The researchers focused on two primary phenomena that could distort the perceived cosmic geometry. One is the Dyer-Roeder effect, which arises because light from distant celestial objects predominantly travels through empty space rather than denser regions of matter. This traversal can lead to an underestimation of the universe's actual matter density, making it appear emptier than it is. The second considered effect is cosmological backreaction, a scenario where the evolution of large-scale cosmic structures influences the overall expansion rate of space itself.

To investigate these possibilities, the scientists devised and applied mathematical consistency tests, particularly variants of the Clarkson-Bassett-Lu test. This method compares measurements of cosmic distances and expansion rates. The team's innovation lies in a more generalized framework that remains effective even if the universe deviates from strict FLRW assumptions. They also employed machine learning techniques, specifically symbolic regression, to reconstruct cosmic expansion histories directly from observational data. This data-driven approach allows the model to discover mathematical expressions that best fit the observed universe, rather than imposing a predefined theoretical structure.
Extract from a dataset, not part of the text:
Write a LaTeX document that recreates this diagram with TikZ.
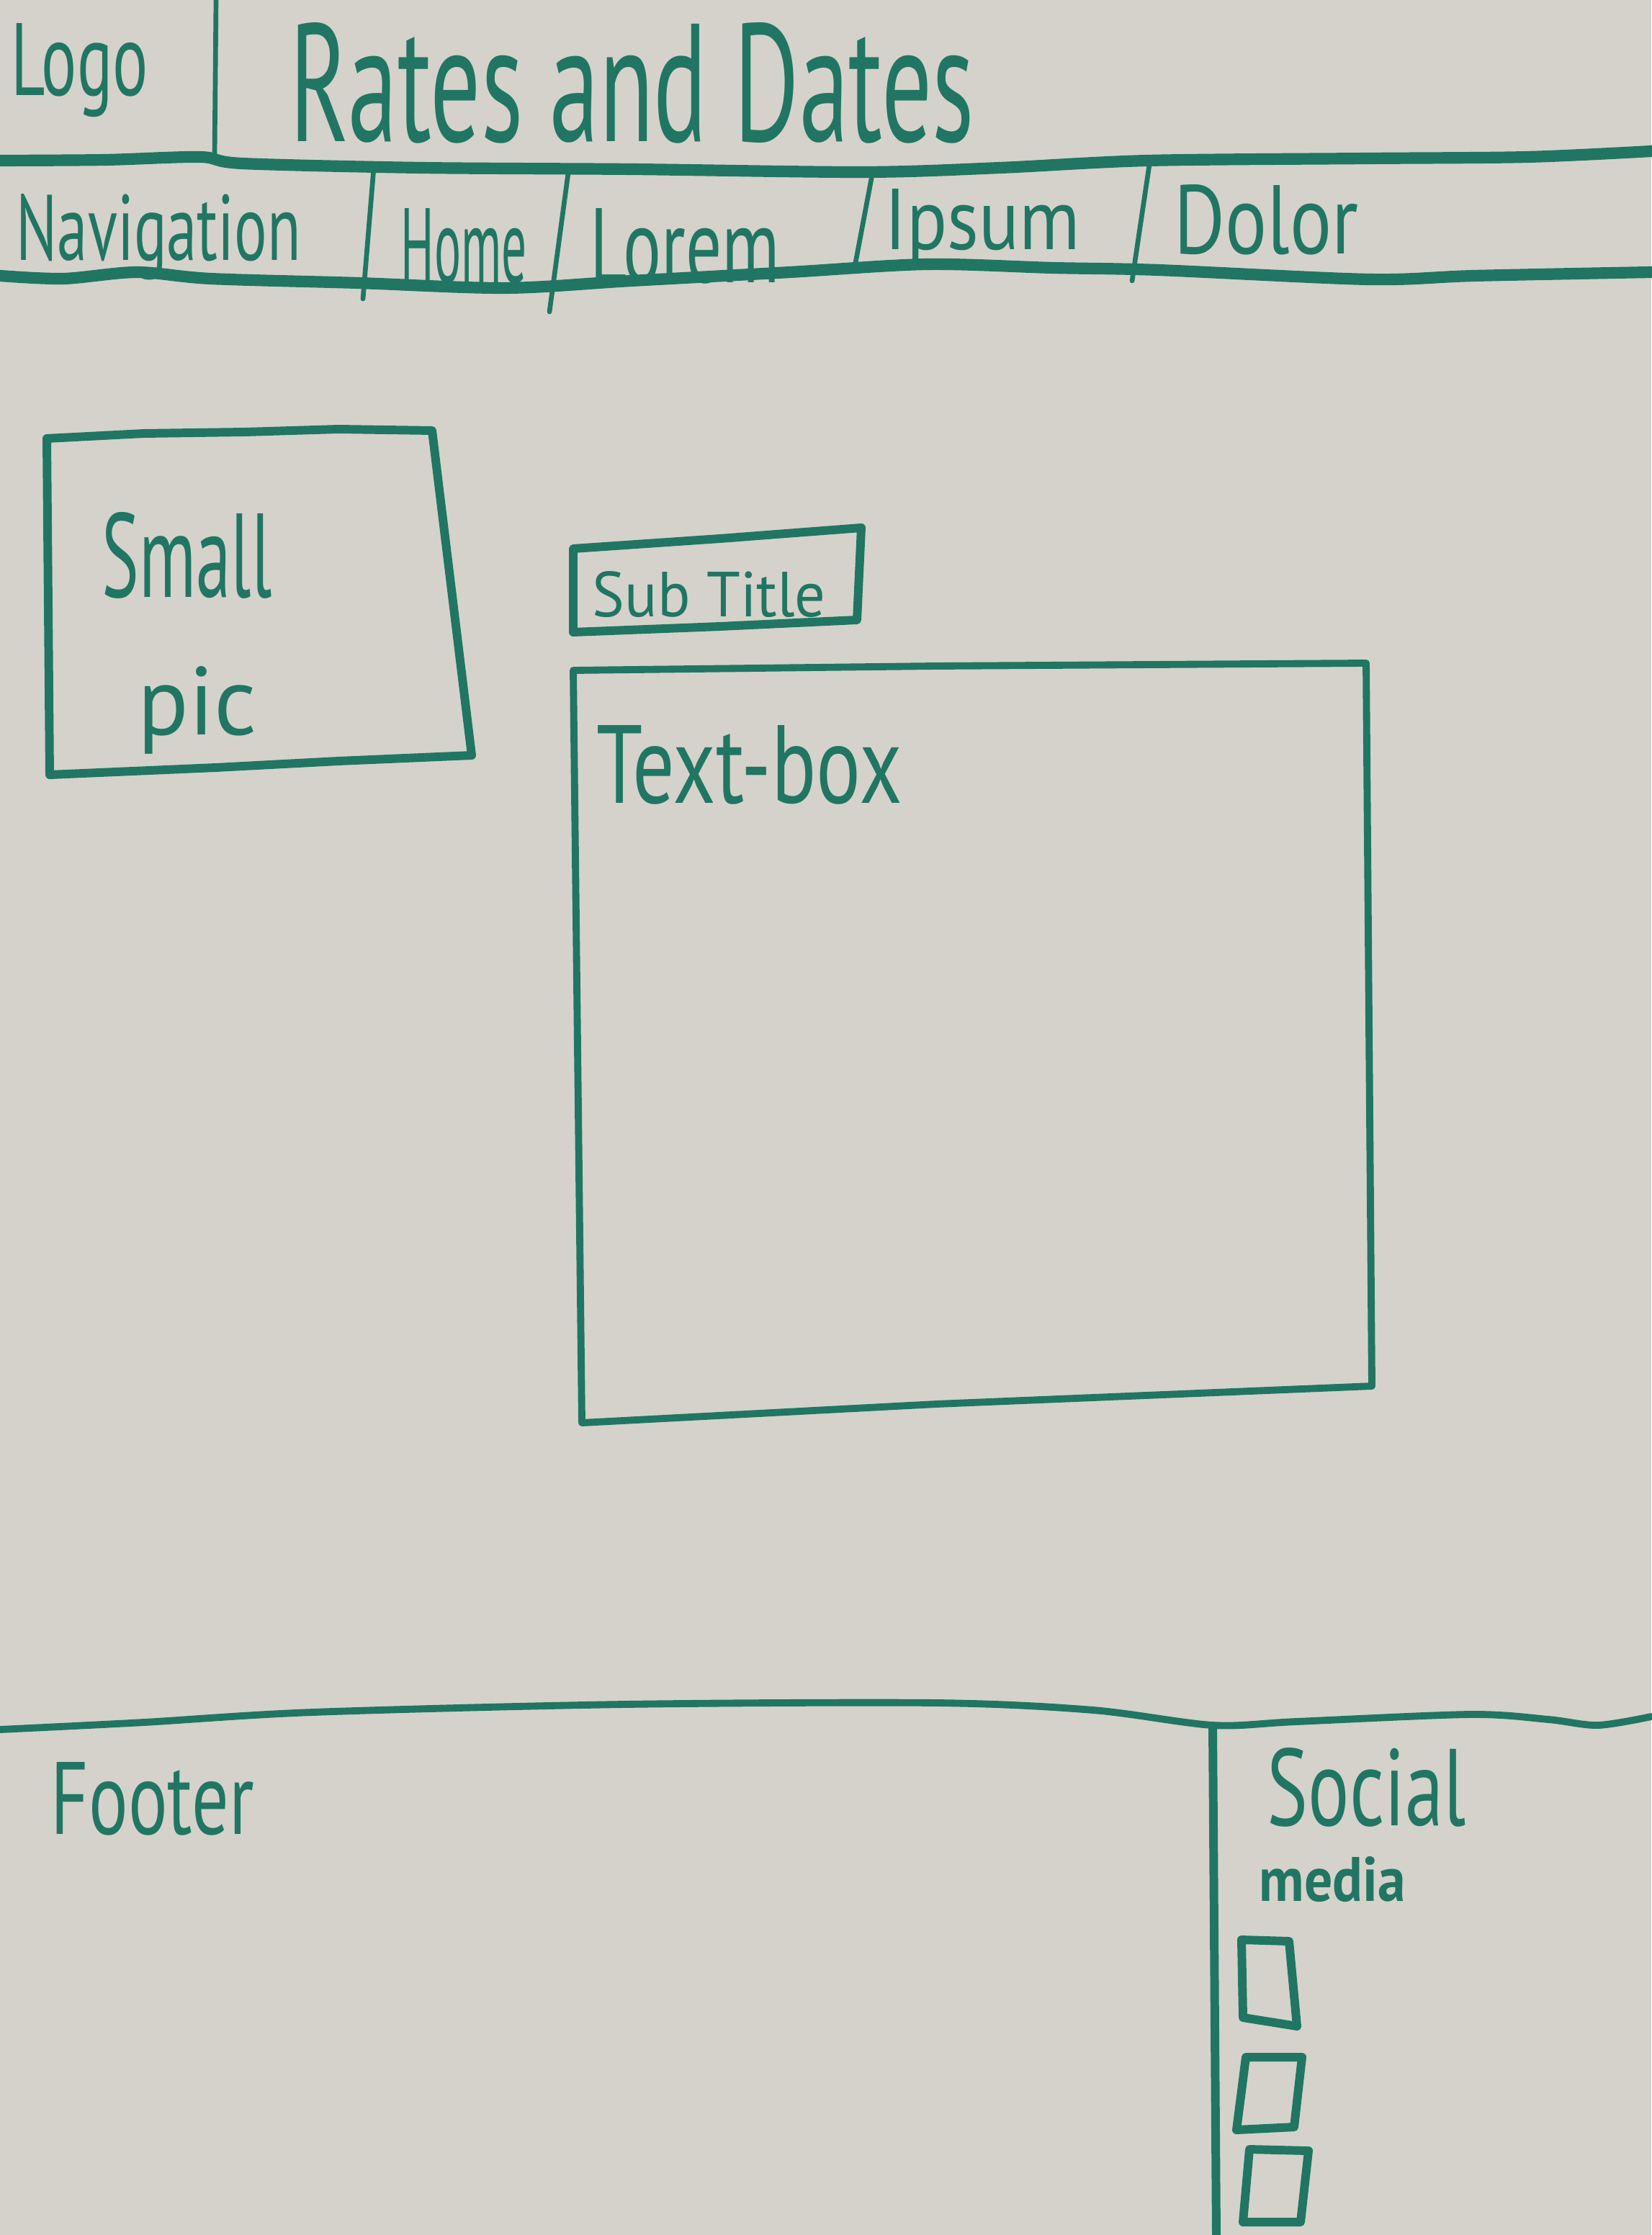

Using data from the Pantheon+ catalog of supernovae and the Dark Energy Spectroscopic Instrument (DESI), which maps millions of galaxies, the researchers charted the cosmos's expansion over time. They supplemented this with data from baryon acoustic oscillation surveys, which trace ancient patterns in galaxy distribution imprinted by sound waves in the early universe. These combined analyses consistently showed minor but potentially significant departures from the expected behavior under standard FLRW cosmology. Statistical significance for these discrepancies ranged from 2 to 4 sigma, falling short of the 5-sigma threshold typically required for a definitive discovery but still warranting further investigation.

Heinesen noted that a key breakthrough is the ability to directly measure Dyer-Roeder and backreaction effects from existing cosmological data and to differentiate them from other potential explanations, such as evolving dark energy or modified gravity theories. "This was previously not possible in such a direct way, and this is what I think is the breakthrough in our work," she added.

Despite the exciting implications, the researchers caution that the findings are preliminary. Current cosmological datasets, particularly those detailing the universe's expansion rate across different epochs, are still limited. The symbolic regression methods also introduce inherent uncertainties that require more extensive study. The authors emphasize that future, more precise observations will be crucial to confirm whether these apparent violations of FLRW geometry are genuine.

If confirmed, these deviations would challenge many proposed solutions to existing cosmological tensions, effectively ruling out a range of theories involving evolving dark energy, new forms of matter or energy, and modified gravity within the FLRW framework. The next steps involve applying the team's new theoretical framework to larger and more accurate datasets. "It is to apply our theoretical results to data to test the standard model and to produce constraints on the Dyer-Roeder and backreaction effects," Heinesen concluded. With the potential to yield sharper answers using existing astronomical observations, this research could soon reshape our fundamental understanding of cosmic evolution.